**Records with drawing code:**
== == ==
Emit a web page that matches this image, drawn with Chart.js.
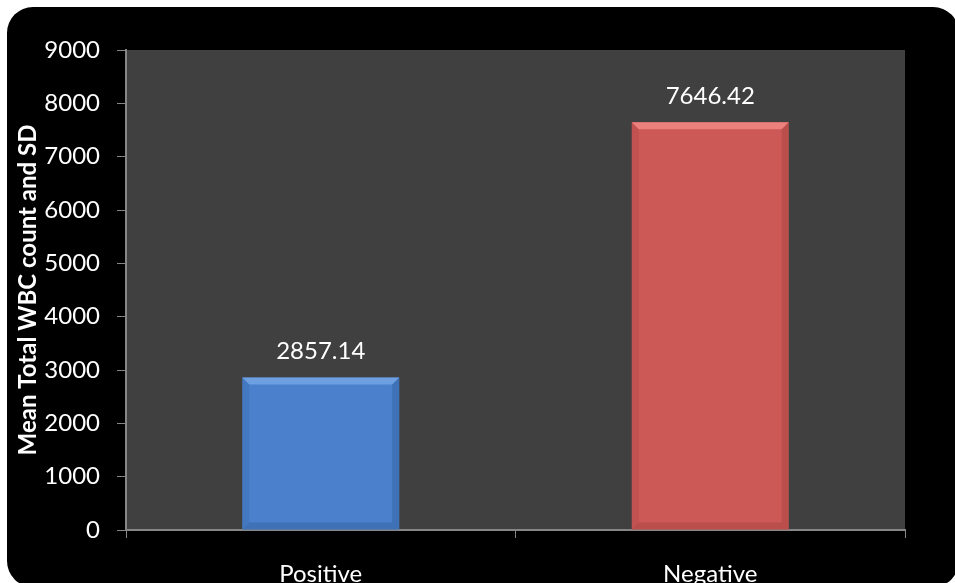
<!DOCTYPE html>
<html lang="en">
<head>
  <meta charset="UTF-8" />
  <title>Mean Total WBC count</title>
  <script src="https://cdn.jsdelivr.net/npm/chart.js"></script>
  <style>
    body {
      margin: 0;
      background: #fff;
      font-family: Lato, sans-serif;
    }

    #wrap {
      position: relative;
      width: 955px;
      height: 583px;
      overflow: hidden;
    }

    #frame {
      position: absolute;
      left: 7px;
      top: 7px;
      width: 952px;
      height: 580px;
      background: #000;
      border-radius: 26px;
    }

    canvas {
      position: absolute;
      left: 0;
      top: 0;
    }
  </style>
</head>
<body>
  <div id="wrap">
    <div id="frame"></div>
    <canvas id="wbcChart" width="955" height="583"></canvas>
  </div>

  <script>
    const groups = ['Positive', 'Negative'];
    const meanWbc = [2857.14, 7646.42];
    const yTicks = [0, 1000, 2000, 3000, 4000, 5000, 6000, 7000, 8000, 9000];

    // bar colours: main, light edge, dark edge
    const barColors = [
      ['#4a80cc', '#77a8e6', '#33609c'],
      ['#cd5957', '#f28a86', '#a2403e']
    ];

    const font = { family: 'Lato, sans-serif', size: 24 };

    // grey plot area
    const plotBg = {
      id: 'plotBg',
      beforeDraw(chart) {
        const { ctx, chartArea: a } = chart;
        ctx.save();
        ctx.fillStyle = '#404040';
        ctx.fillRect(a.left, a.top, a.right - a.left, a.bottom - a.top);
        ctx.restore();
      }
    };

    // bevel edges + value labels
    const barDecor = {
      id: 'barDecor',
      afterDatasetsDraw(chart) {
        const { ctx } = chart;
        const meta = chart.getDatasetMeta(0);
        meta.data.forEach((bar, i) => {
          const l = bar.x - bar.width / 2, r = bar.x + bar.width / 2;
          const t = bar.y, b = bar.base, d = 7;
          const c = barColors[i];
          ctx.save();
          // top light band
          ctx.fillStyle = c[1];
          ctx.globalAlpha = 0.8;
          ctx.beginPath();
          ctx.moveTo(l, t); ctx.lineTo(r, t); ctx.lineTo(r - d, t + d); ctx.lineTo(l + d, t + d);
          ctx.closePath(); ctx.fill();
          // side and bottom dark bands
          ctx.fillStyle = c[2];
          ctx.globalAlpha = 0.45;
          ctx.beginPath();
          ctx.moveTo(r, t); ctx.lineTo(r, b); ctx.lineTo(r - d, b - d); ctx.lineTo(r - d, t + d);
          ctx.closePath(); ctx.fill();
          ctx.beginPath();
          ctx.moveTo(l, b); ctx.lineTo(r, b); ctx.lineTo(r - d, b - d); ctx.lineTo(l + d, b - d);
          ctx.closePath(); ctx.fill();
          ctx.globalAlpha = 0.25;
          ctx.beginPath();
          ctx.moveTo(l, t); ctx.lineTo(l, b); ctx.lineTo(l + d, b - d); ctx.lineTo(l + d, t + d);
          ctx.closePath(); ctx.fill();
          ctx.restore();

          ctx.save();
          ctx.fillStyle = '#fff';
          ctx.font = `${font.size}px ${font.family}`;
          ctx.textAlign = 'center';
          ctx.textBaseline = 'middle';
          ctx.fillText(meanWbc[i].toFixed(2), bar.x, t - 26);
          ctx.restore();
        });
      }
    };

    new Chart(document.getElementById('wbcChart'), {
      type: 'bar',
      data: {
        labels: groups,
        datasets: [{
          label: 'Mean Total WBC count',
          data: meanWbc,
          backgroundColor: ctx => barColors[ctx.dataIndex][0],
          borderWidth: 0,
          categoryPercentage: 1,
          barPercentage: 0.403
        }]
      },
      options: {
        responsive: false,
        animation: false,
        layout: { padding: { top: 50, right: 50, left: 0, bottom: 0 } },
        plugins: {
          legend: { display: false },
          tooltip: { enabled: false }
        },
        scales: {
          x: {
            grid: {
              drawOnChartArea: false,
              drawTicks: true,
              tickLength: 8,
              color: '#868686',
              lineWidth: 1
            },
            border: { color: '#868686', width: 2 },
            ticks: { color: '#fff', font: font, padding: 22 },
            afterFit: s => { s.height = 53; }
          },
          y: {
            min: 0,
            max: 9000,
            afterBuildTicks: s => { s.ticks = yTicks.map(v => ({ value: v })); },
            grid: {
              drawOnChartArea: false,
              drawTicks: true,
              tickLength: 9,
              color: '#868686',
              lineWidth: 1
            },
            border: { color: '#868686', width: 2 },
            ticks: { color: '#fff', font: font, padding: 17, callback: v => String(v) },
            title: {
              display: true,
              text: 'Mean Total WBC count and SD',
              color: '#fff',
              font: { family: font.family, size: 24, weight: 'bold' },
              padding: { top: 14, bottom: 0 }
            },
            afterFit: s => { s.width = 126; }
          }
        }
      },
      plugins: [plotBg, barDecor]
    });
  </script>
</body>
</html>
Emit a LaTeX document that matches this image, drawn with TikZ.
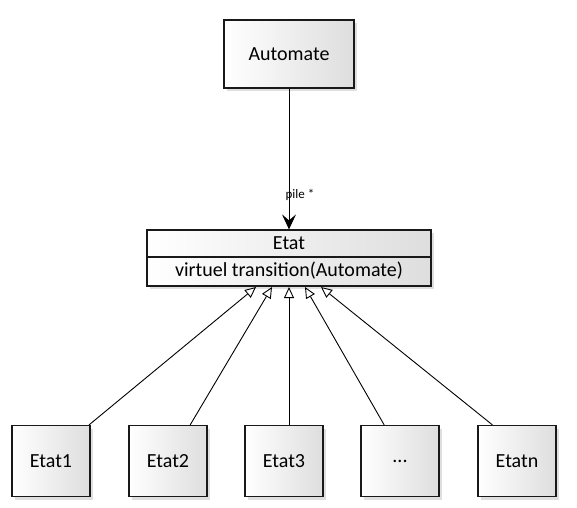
\documentclass[tikz,border=0pt]{standalone}
\usepackage{fontspec}
\setmainfont{Carlito}
\usetikzlibrary{arrows.meta,shadows,calc}
\begin{document}
\begin{tikzpicture}[x=1pt,y=-1pt,
  box/.style={draw=black!90,line width=1.2pt,left color=white,right color=black!13,
    drop shadow={opacity=0.25,shadow xshift=3pt,shadow yshift=-3pt},
    inner sep=0pt,font=\fontsize{20}{23}\selectfont},
  child/.style={box,minimum width=78pt,minimum height=71pt},
  lbl/.style={font=\fontsize{20}{23}\selectfont,inner sep=0pt},
  inh/.style={line width=0.9pt,-{Triangle[open,length=11pt,width=10pt,fill=white]}},
  assoc/.style={line width=1pt,-{Stealth[length=15pt,width=14pt,inset=6pt,line width=0.8pt]}}]
\useasboundingbox (0,0) rectangle (577,507);
% top class
\node[box,minimum width=130pt,minimum height=68pt] (auto) at (289,54) {Automate};
% Etat class
\node[box,minimum width=284pt,minimum height=56pt] (etat) at (289,258) {};
\node[lbl] (etatname) at (289,243) {Etat};
\node[lbl] (meth) at (289,271) {virtuel transition(Automate)};
\draw[black!90,line width=1.2pt] ($(etat.west)+(0,-1)$) -- ($(etat.east)+(0,-1)$);
% association
\draw[assoc] (auto) -- (etat);
\node[font=\fontsize{13}{15}\selectfont,inner sep=0pt] (pile) at (300,195) {pile *};
% children
\node[child] (e1) at (51,461) {Etat1};
\node[child] (e2) at (168,461) {Etat2};
\node[child] (e3) at (284,461) {Etat3};
\node[child] (e4) at (400,461) {...};
\node[child] (e5) at (517,461) {Etatn};
% inheritance tips
\coordinate (t1) at (256,287);
\coordinate (t2) at (272,287);
\coordinate (t3) at (289,287);
\coordinate (t4) at (305,287);
\coordinate (t5) at (321,287);
\draw[inh] ($(e1.north west)!0.98!(e1.north east)$) -- (t1);
\draw[inh] ($(e2.north west)!0.78!(e2.north east)$) -- (t2);
\draw[inh] (e3.north -| t3) -- (t3);
\draw[inh] ($(e4.north west)!0.3!(e4.north east)$) -- (t4);
\draw[inh] ($(e5.north west)!0.19!(e5.north east)$) -- (t5);
\end{tikzpicture}
\end{document}
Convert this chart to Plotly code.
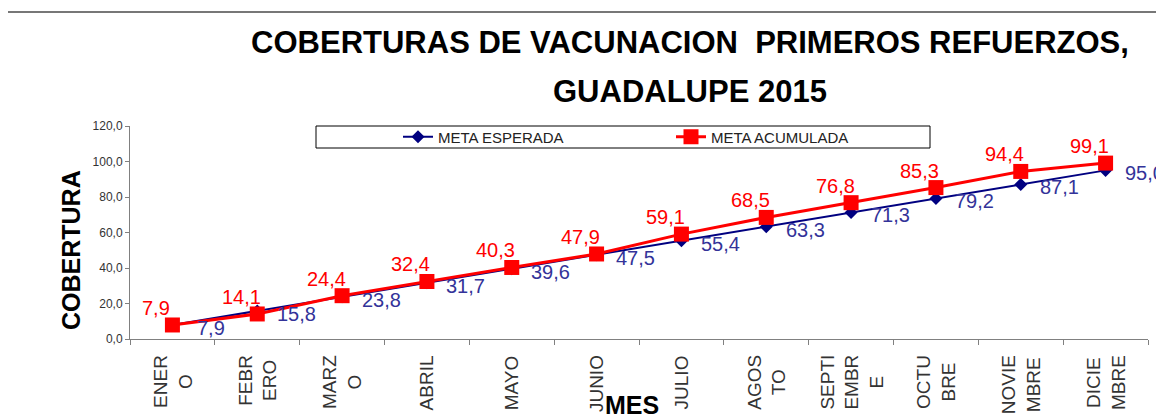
import plotly.graph_objects as go

# datos
meses = ["ENER<br>O", "FEBR<br>ERO", "MARZ<br>O", "ABRIL", "MAYO", "JUNIO", "JULIO",
         "AGOS<br>TO", "SEPTI<br>EMBR<br>E", "OCTU<br>BRE", "NOVIE<br>MBRE", "DICIE<br>MBRE"]
meta_esperada = [7.9, 15.8, 23.8, 31.7, 39.6, 47.5, 55.4, 63.3, 71.3, 79.2, 87.1, 95.0]
meta_acumulada = [7.9, 14.1, 24.4, 32.4, 40.3, 47.9, 59.1, 68.5, 76.8, 85.3, 94.4, 99.1]

PAGE_W, PAGE_H = 1164, 419
OFF = 8  # margen del body en la pagina
W, H = PAGE_W - OFF, PAGE_H - OFF
L, R, T, B = 130, 1148, 126, 339  # area de trazado en pixeles de la pagina
FONT = "Liberation Sans, Arial, sans-serif"
AZUL = "#000080"
AZUL_TXT = "#333399"
ROJO = "#FF0000"


def px_x(x):
    return (x - L) / (R - L)


def px_y(y):
    return (B - y) / (B - T)


def fmt(v):
    return f"{v:.1f}".replace(".", ",")


fig = go.Figure()
fig.add_trace(go.Scatter(
    x=meses, y=meta_esperada, name="META ESPERADA", mode="lines+markers",
    line=dict(color=AZUL, width=2),
    marker=dict(symbol="diamond", size=10, color=AZUL),
))
fig.add_trace(go.Scatter(
    x=meses, y=meta_acumulada, name="META ACUMULADA", mode="lines+markers",
    line=dict(color=ROJO, width=3),
    marker=dict(symbol="square", size=15, color=ROJO),
))

anns = []
# etiquetas de datos
for m, v in zip(meses, meta_acumulada):
    anns.append(dict(x=m, y=v, xref="x", yref="y", text=fmt(v), showarrow=False,
                     xshift=-16, yshift=17, font=dict(family=FONT, size=20, color=ROJO)))
for m, v in zip(meses, meta_esperada):
    anns.append(dict(x=m, y=v, xref="x", yref="y", text=fmt(v), showarrow=False,
                     xshift=39, yshift=-3, font=dict(family=FONT, size=20, color=AZUL_TXT)))
# etiquetas de meses (giradas, centradas por linea)
for m in meses:
    anns.append(dict(x=m, y=0, xref="x", yref="paper", text=m, showarrow=False,
                     textangle=-90, xanchor="center", yanchor="top", yshift=-14, align="center",
                     font=dict(family=FONT, size=19, color="#333333")))
# segunda linea del titulo
anns.append(dict(x=px_x(690), y=px_y(91), xref="paper", yref="paper",
                 text="GUADALUPE 2015", showarrow=False, xanchor="center", yanchor="middle",
                 font=dict(family=FONT, size=31, color="black", weight="bold")))
# titulos de ejes
anns.append(dict(x=px_x(71), y=px_y(250), xref="paper", yref="paper",
                 text="COBERTURA", showarrow=False, textangle=-90,
                 xanchor="center", yanchor="middle",
                 font=dict(family=FONT, size=25, color="black", weight="bold")))
anns.append(dict(x=px_x(632), y=px_y(405), xref="paper", yref="paper",
                 text="MES", showarrow=False, xanchor="center", yanchor="middle",
                 font=dict(family=FONT, size=25, color="black", weight="bold")))

shapes = [
    # marco de la leyenda
    dict(type="rect", xref="paper", yref="paper",
         x0=px_x(316), x1=px_x(930), y0=px_y(148), y1=px_y(126),
         line=dict(color="black", width=1), fillcolor="rgba(0,0,0,0)"),
    # borde del area del grafico
    dict(type="line", xref="paper", yref="paper",
         x0=px_x(7), x1=px_x(1175), y0=px_y(12), y1=px_y(12),
         line=dict(color="#777777", width=2)),
    dict(type="line", xref="paper", yref="paper",
         x0=px_x(7), x1=px_x(7), y0=px_y(12), y1=px_y(430),
         line=dict(color="black", width=2)),
]

fig.update_layout(
    width=W, height=H,
    margin=dict(l=L - OFF, r=PAGE_W - R, t=T - OFF, b=PAGE_H - B),
    paper_bgcolor="white", plot_bgcolor="white",
    separators=",.",
    title=dict(text="COBERTURAS DE VACUNACION  PRIMEROS REFUERZOS,",
               x=(690 - OFF) / W, y=1 - (42.5 - OFF) / H, xanchor="center", yanchor="middle",
               font=dict(family=FONT, size=31, color="black", weight="bold")),
    showlegend=True,
    legend=dict(orientation="h", x=px_x(398), y=px_y(137), xanchor="left", yanchor="middle",
                entrywidth=228, bgcolor="rgba(0,0,0,0)", borderwidth=0,
                font=dict(family=FONT, size=15, color="#222222")),
    annotations=anns,
    shapes=shapes,
)
fig.update_xaxes(type="category", range=[-0.5, len(meses) - 0.5],
                 showticklabels=False, tickson="boundaries",
                 ticks="outside", ticklen=5, tickcolor="#808080",
                 showline=True, linecolor="#808080", linewidth=1,
                 showgrid=False, zeroline=False)
fig.update_yaxes(range=[0, 120], dtick=20, tickformat=".1f",
                 ticks="outside", ticklen=4, tickcolor="#808080",
                 showline=True, linecolor="#808080", linewidth=1,
                 showgrid=False, zeroline=False,
                 tickfont=dict(family=FONT, size=12, color="#333333"))

fig.write_html("out.html")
== == ==
**PROMPT:** Look through the entries above; copy each line where the string "this" appears.

**CORRECT OUTPUT:**
Emit a web page that matches this image, drawn with Chart.js.
Emit a LaTeX document that matches this image, drawn with TikZ.
Convert this chart to Plotly code.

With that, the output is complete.